2025年が「AIエージェント元年」と言われる理由
2025年はAIエージェント元年ということをしばしば聞きますが、2024年時点で既にAIエージェントという言葉は頻繁に耳にしていたため、正直今さら感がありました。
しかし、今回の学会参加を通じて理解できたのは、ノーコードツールもいくつかあり作ることはできるが有効なAIエージェントを作れるかというとそうではないという状況です。
ノウハウを各社で蓄積している段階であり、それがだんだんとビジネスパーソン(非エンジニア)に広がっていく最中であることを表した言葉という解釈をしました。

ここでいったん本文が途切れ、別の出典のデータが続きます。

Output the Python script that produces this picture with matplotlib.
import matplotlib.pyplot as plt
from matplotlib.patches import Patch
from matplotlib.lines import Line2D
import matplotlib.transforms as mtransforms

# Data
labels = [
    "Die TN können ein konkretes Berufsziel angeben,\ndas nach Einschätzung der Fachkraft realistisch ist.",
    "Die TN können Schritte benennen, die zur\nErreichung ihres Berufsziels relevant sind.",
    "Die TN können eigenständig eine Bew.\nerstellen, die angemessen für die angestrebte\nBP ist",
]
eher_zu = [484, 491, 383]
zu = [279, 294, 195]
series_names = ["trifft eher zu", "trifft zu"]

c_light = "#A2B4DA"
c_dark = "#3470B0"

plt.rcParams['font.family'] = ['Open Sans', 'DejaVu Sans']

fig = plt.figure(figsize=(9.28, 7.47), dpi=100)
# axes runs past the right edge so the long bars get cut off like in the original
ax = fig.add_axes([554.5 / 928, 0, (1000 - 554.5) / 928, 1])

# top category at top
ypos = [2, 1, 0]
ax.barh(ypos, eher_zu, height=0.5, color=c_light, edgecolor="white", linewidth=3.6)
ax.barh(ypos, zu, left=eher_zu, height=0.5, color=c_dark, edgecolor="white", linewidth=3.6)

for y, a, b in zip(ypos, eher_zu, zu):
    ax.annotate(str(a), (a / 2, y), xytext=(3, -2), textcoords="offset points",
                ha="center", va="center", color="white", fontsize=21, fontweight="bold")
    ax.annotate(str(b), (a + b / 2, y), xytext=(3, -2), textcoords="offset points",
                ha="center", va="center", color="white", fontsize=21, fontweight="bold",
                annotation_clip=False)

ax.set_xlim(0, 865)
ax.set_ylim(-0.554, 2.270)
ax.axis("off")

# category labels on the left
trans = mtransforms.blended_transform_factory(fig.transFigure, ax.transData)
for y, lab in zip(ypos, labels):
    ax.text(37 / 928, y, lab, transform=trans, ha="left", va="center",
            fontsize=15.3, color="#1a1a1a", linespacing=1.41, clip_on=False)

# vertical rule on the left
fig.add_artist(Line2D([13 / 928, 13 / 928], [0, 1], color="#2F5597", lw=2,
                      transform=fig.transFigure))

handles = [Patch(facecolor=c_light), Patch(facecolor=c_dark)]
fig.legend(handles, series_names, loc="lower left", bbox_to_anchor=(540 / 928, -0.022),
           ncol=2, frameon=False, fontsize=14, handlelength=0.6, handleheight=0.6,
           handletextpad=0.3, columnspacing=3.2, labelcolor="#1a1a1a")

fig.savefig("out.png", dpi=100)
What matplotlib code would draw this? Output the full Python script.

業務フローは各社で異なるため、一般化されたエージェントでは対応できません。
さらに社内でも部署が違えば使えないということもよくあるそうです。
そのため、欲しいものを高速で作れる状態を構築することが重要になってくると考えられます。
e-dashへの活用について
いくつかの企業と話した結果、差別化のポイントとしては参入障壁が高いテーマに取り組むか、他社が持っていないデータを活用するかになりそうです。
また、BPR(業務プロセス改革)との相性も良さそうだと感じました。
一方で、あまり難しく考えすぎず、まずは作ってみないことにはノウハウも蓄積されないため、小さい単位でできることからどんどん実装し、自社なりのノウハウを貯めていくことがよさそうです。
e-dashで活用できる具体的なアイデアはまだ形になっていませんが、「まずは作ってみる」を実行してみようと思います。
感想
今回の人工知能学会2025への参加は非常に有意義でした。
これまではLLMを便利なツールとして使ってきましたが、それ以外の観点でも技術や議論が進められていることを知ることができました。
2025年がAIエージェント元年と言われる理由についても、企業展示を回ることで理解が深まりました。
e-dashで活用できるアイデアはまだ具体的にはなっていませんが、今回の経験を通じて、まずは小さなことから始めて実践を通じてノウハウを蓄積していくことの重要性を学びました。
AIの世界は急速に変化しており、技術的な差別化が困難になってきている現状も理解できました。
学会と聞くと専門性が高く、参加してもよいものかという声も社内報告時にコメントがありましたが必要に応じて学べば良いと考え、あまり気にせず参加していいんじゃないかと思っています。